While bear raids may involve collusion and false rumors, which is illegal, there are also legal bear raids which is when a large number of people (or a few people) start shorting a large amount stock due to their concern with a company. They may also voice their legitimate concerns. As long as the information is not intentionally false and the shorts are not colluding with each other, a stock may see downward pressure due to the selling and increasing negative news. Many people will refer to this natural market behavior as a bear raid.
Bear Raids as an Excuse for Falling Stocks
When a stock price falls, especially when the company is embroiled in some controversy, owners of the stock often attribute the falling price to bears or short sellers. Short sellers have been at least partially blamed for most major stock market crashes in history. Typically short sellers are not the cause of falling prices, people who are selling current holdings are. Short interest can be tracked via the short interest figures.
Yet, short sellers actually play a pivotal role in the markets. It is often the short sellers who reveal or bring to light major problems within companies. In many cases, these are not fabricated stories meant to temporarily push the price down, but actual facts which could greatly affect the value of the company. While most people are pushing good news to drive prices up, the bears present the opposite side of the argument, helping stocks stay closer to their true value.
Therefore, it is important to differentiate between unsubstantiated rumors and facts. While many falling stocks will be blamed on bear raiders, the key for investors is discerning whether the company is in real trouble or if the sell-off is a temporary hiccup or due to other factors such as a market-wide or sector-wide selloff.
Not all falling stocks are caused by bear raids. And sometimes a bear raid may have a legitimate cause, as the company may actually be in serious trouble or the stock price is too inflated yet it hasn't become obvious to the masses yet. The key difference between an illegal bear raid and short sellers expressing their concern about a company is whether the short sellers have colluded and are spreading false information. Sometimes this isn't known for some time after the raid begins.
Example of a Legal Bear Raid in the Pound Sterling
One of the most well-known trades in history is commonly referred to as a bear raid, or currency raid, yet it was legal because it didn't involve collusion and was based on sound reasoning and not false rumors.
In 1992 George Soros began selling the British pound. In currencies, while the word "shorting" is used, one currency is just exchanged for another currency.
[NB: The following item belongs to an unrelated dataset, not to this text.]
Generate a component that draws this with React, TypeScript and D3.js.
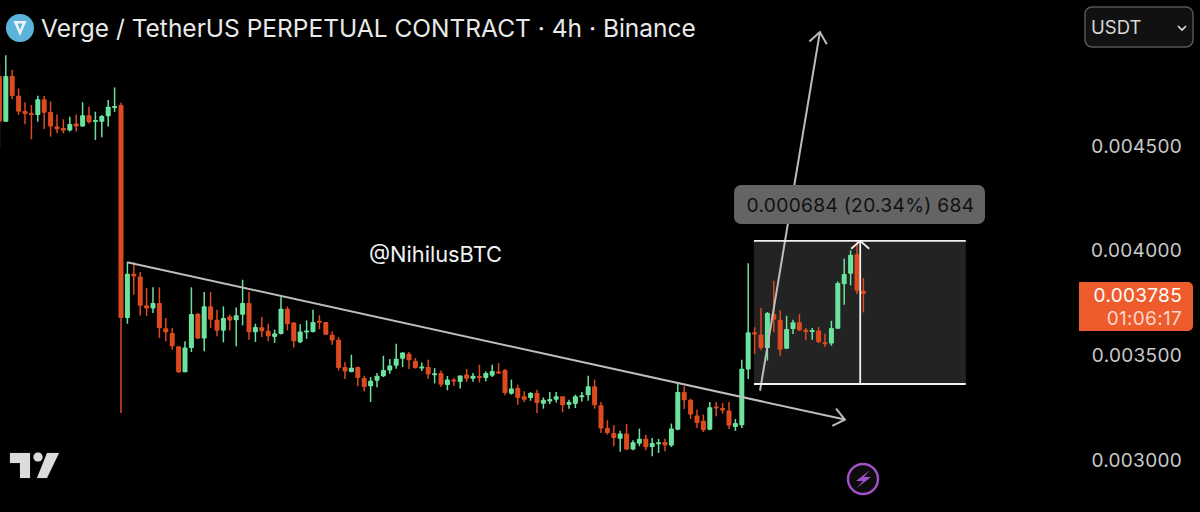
import React from "react";
import * as d3 from "d3";

// prices in millionths of USDT, one entry per 4h bar
const opens = [4834,4616,4834,4740,4667,4658,4648,4723,4663,4593,4586,4574,4608,4593,4647,4618,4616,4642,4683,4696,
3678,3890,3877,3739,3724,3750,3629,3607,3543,3419,3535,3699,3580,3734,3670,3618,3686,3667,3694,3750,
3610,3634,3618,3588,3602,3722,3657,3563,3614,3611,3665,3659,3598,3574,3444,3420,3444,3392,3352,3379,
3400,3428,3450,3484,3508,3474,3441,3444,3408,3416,3358,3384,3373,3408,3388,3401,3392,3403,3423,3430,
3317,3344,3304,3296,3320,3269,3280,3288,3304,3264,3268,3301,3309,3352,3261,3153,3129,3101,3126,3050,
3078,3102,3062,3081,3086,3069,3145,3325,3288,3213,3188,3145,3256,3248,3236,3158,3166,3432,3610,3599,
3535,3697,3670,3532,3626,3658,3622,3615,3619,3562,3556,3627,3840,3890,3983,3809];
const closes = [4616,4834,4739,4664,4653,4650,4723,4659,4593,4580,4574,4605,4593,4647,4613,4624,4643,4688,4691,3678,
3890,3877,3737,3724,3750,3629,3610,3543,3419,3537,3697,3580,3734,3670,3618,3678,3666,3691,3750,3610,
3635,3615,3591,3604,3723,3649,3567,3614,3619,3659,3659,3598,3571,3439,3423,3441,3392,3349,3379,3403,
3430,3452,3484,3514,3476,3439,3447,3409,3414,3360,3384,3376,3404,3388,3403,3395,3416,3425,3419,3320,
3342,3296,3288,3320,3272,3288,3291,3304,3261,3277,3304,3309,3352,3261,3150,3129,3105,3126,3050,3085,
3102,3061,3081,3085,3069,3150,3325,3285,3217,3177,3142,3252,3248,3236,3164,3177,3436,3610,3599,3535,
3702,3670,3527,3626,3658,3619,3611,3621,3562,3556,3630,3845,3888,3980,3809,3793];
const highs = [4895,4934,4863,4775,4709,4696,4740,4739,4713,4651,4628,4640,4651,4709,4688,4664,4648,4720,4780,4707,
3945,3945,3898,3821,3825,3825,3678,3629,3543,3567,3825,3702,3802,3802,3718,3734,3694,3729,3861,3802,
3651,3683,3651,3623,3782,3733,3659,3649,3667,3718,3691,3659,3614,3587,3468,3503,3447,3403,3396,3416,
3498,3482,3555,3514,3516,3487,3466,3479,3439,3427,3401,3392,3404,3435,3416,3455,3423,3455,3463,3435,
3384,3360,3328,3325,3336,3299,3325,3325,3304,3288,3312,3325,3403,3384,3277,3190,3166,3140,3172,3094,
3150,3121,3105,3101,3102,3174,3371,3352,3293,3240,3217,3277,3277,3272,3277,3196,3479,3940,3634,3726,
3707,3856,3715,3689,3670,3697,3630,3630,3635,3603,3665,3853,3961,4001,4047,3869];
const lows = [4494,4616,4723,4648,4604,4532,4616,4581,4545,4561,4561,4569,4569,4593,4608,4529,4542,4593,4663,3225,
3651,3790,3689,3689,3702,3583,3567,3527,3416,3419,3516,3578,3519,3631,3591,3562,3619,3543,3643,3575,
3564,3588,3567,3559,3599,3619,3538,3559,3579,3609,3625,3598,3551,3427,3387,3419,3352,3328,3277,3347,
3396,3412,3436,3444,3435,3436,3425,3388,3366,3349,3333,3355,3341,3373,3374,3371,3376,3396,3411,3309,
3312,3264,3277,3283,3225,3245,3268,3275,3228,3245,3248,3280,3283,3245,3129,3121,3066,3039,3047,3047,
3066,3047,3018,3034,3042,3062,3142,3244,3196,3153,3134,3142,3209,3221,3148,3139,3153,3387,3506,3524,
3475,3610,3498,3530,3602,3618,3572,3575,3559,3540,3546,3627,3742,3834,3793,3705];

const tickValues = [4500, 4000, 3500, 3000];
const titleText = "Verge / TetherUS PERPETUAL CONTRACT · 4h · Binance";
const rangeLabel = "0.000684 (20.34%) 684";
const watermark = "@NihilusBTC";
const lastPrice = 3785;
const countdown = "01:06:17";
const quoteUnit = "USDT";

// drawings, as [bar index, price]
const trendLine: [number, number][] = [[19.95, 3945], [132.1, 3193]];
const upArrow: [number, number][] = [[118.85, 3331], [128.2, 5044]];
const rangeBox = { x0: 117.9, x1: 151, low: 3363, high: 4047, mid: 134.5 };

const barCount = opens.length;
const x = d3.scaleLinear().domain([0, barCount - 1]).range([-0.6, 863.4]);
const y = d3.scaleLinear().domain([3000, 4500]).range([460, 146]);

const UP = "#6be39f";
const DOWN = "#dd4a1f";
const FONT = "Inter, 'Noto Sans', sans-serif";

function head(tip: [number, number], from: [number, number], len: number, spread = 0.68) {
  const a = Math.atan2(from[1] - tip[1], from[0] - tip[0]);
  const p = (s: number) => [tip[0] + len * Math.cos(a + s), tip[1] + len * Math.sin(a + s)] as [number, number];
  return d3.line()([p(spread), tip, p(-spread)]) as string;
}

function Arrow({ pts, color }: { pts: [number, number][]; color: string }) {
  const a: [number, number] = [x(pts[0][0]), y(pts[0][1])];
  const b: [number, number] = [x(pts[1][0]), y(pts[1][1])];
  return (
    <g fill="none" stroke={color} strokeWidth={2}>
      <path d={d3.line()([a, b]) as string} />
      <path d={head(b, a, 14)} />
    </g>
  );
}

export default function App() {
  const bw = 5;
  const bx0 = x(rangeBox.x0), bx1 = x(rangeBox.x1), by0 = y(rangeBox.high), by1 = y(rangeBox.low), mx = x(rangeBox.mid);
  const ly = y(lastPrice);
  return (
    <svg width={1200} height={512} style={{ position: "absolute", left: 0, top: 0, display: "block", background: "#000" }} fontFamily={FONT}>
      <rect x={bx0} y={by0} width={bx1 - bx0} height={by1 - by0} fill="#232323" />
      {opens.map((o, i) => {
        const c = closes[i];
        const col = c >= o ? UP : DOWN;
        const t = y(Math.max(o, c)), b = y(Math.min(o, c));
        return (
          <g key={i}>
            <line x1={x(i)} x2={x(i)} y1={y(highs[i])} y2={y(lows[i])} stroke={col} strokeWidth={1.5} />
            <rect x={x(i) - bw / 2} y={t} width={bw} height={Math.max(b - t, 2)} fill={col} rx={0.8} />
          </g>
        );
      })}
      <Arrow pts={trendLine} color="#bdbdbd" />
      <Arrow pts={upArrow} color="#bdbdbd" />
      <g stroke="#f2f2f2" strokeWidth={1.8} fill="none">
        <line x1={bx0} x2={bx1} y1={by0} y2={by0} />
        <line x1={bx0} x2={bx1} y1={by1} y2={by1} />
        <line x1={mx} x2={mx} y1={by1} y2={by0} />
        <path d={head([mx, by0], [mx, by1], 12, 0.85)} />
      </g>
      <rect x={734} y={185} width={251} height={39} rx={7} fill="#646464" />
      <text x={860.5} y={212} textAnchor="middle" fontSize={19.2} fill="#111" letterSpacing={0.3}>{rangeLabel}</text>

      <text x={435.5} y={262} textAnchor="middle" fontSize={21.8} fill="#f2f2f2">{watermark}</text>

      {tickValues.map((t) => (
        <text key={t} x={1182} y={y(t) + 6.5} textAnchor="end" fontSize={19} fill="#c9c9c9" letterSpacing={0.3}>
          {(t / 1e6).toFixed(6)}
        </text>
      ))}

      <path d="M1079 282H1188a5 5 0 0 1 5 5V326a5 5 0 0 1 -5 5H1079Z" fill="#ee5b2c" />
      <text x={1182} y={ly + 6} textAnchor="end" fontSize={19} fill="#fff" letterSpacing={0.3}>{(lastPrice / 1e6).toFixed(6)}</text>
      <text x={1182} y={ly + 29} textAnchor="end" fontSize={19} fill="#fbd6c8" letterSpacing={0.3}>{countdown}</text>

      <circle cx={20} cy={28} r={14} fill="#5cb4dc" />
      <path d="M13.5 21H26.5L20 36Z M17.5 23.5L20 30L22.5 23.5Z" fill="#eaf6fb" fillRule="evenodd" />
      <text x={41} y={36.5} fontSize={24.5} fill="#e9e9e9">{titleText}</text>

      <rect x={1085} y={7} width={108} height={40} rx={7} fill="#111" stroke="#565656" strokeWidth={1.5} />
      <text x={1091} y={34} fontSize={18.5} fill="#d8d8d8">{quoteUnit}</text>
      <path d="M1178 26L1182 30L1186 26" fill="none" stroke="#e0e0e0" strokeWidth={1.6} />

      <g fill="#dcdcdc" stroke="#1c1c1c" strokeWidth={1} paintOrder="stroke">
        <path d="M10 453H30V478H20V463H10Z" />
        <circle cx={38} cy={457} r={4.6} />
        <path d="M47 453H59L47 478H37Z" />
      </g>

      <circle cx={863} cy={479} r={15} fill="#0c0c0c" stroke="#a24fc9" strokeWidth={2.4} />
      <path d="M870 470L856 481H863L857 488L871 477H864Z" fill="#a24fc9" />
    </svg>
  );
}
So by selling pounds, Soros was buying other currencies against the pound.
Soros was selling pounds because he believed that Britain would be unable to hold their currency within the band stipulated by the European Exchange Rate Mechanism (ERM). This mechanism was designed to stabilize exchange rates in Europe and required that the pound stay within 6% of other ERM currencies. The problem was that Britain had an inflation rate far higher than some other countries in the ERM, like Germany.
The ERM forced Britain to hold their currency up, within the band, at artificially high levels. Soros saw this and believed that ultimately Britain would be unable to hold the currency in the band for long and would eventually have to abandon the ERM. With the currency no longer artificially inflated by Britain buying pounds in an effort to hold the currency in the band, the pound would fall.
On September 16, 1992, Britain did abandon the ERM after several last-ditch attempts to support the currency—like raising interest rates from 10% to 12%, and then saying they would raise the rates to 15%, although that last raise didn't come to fruition.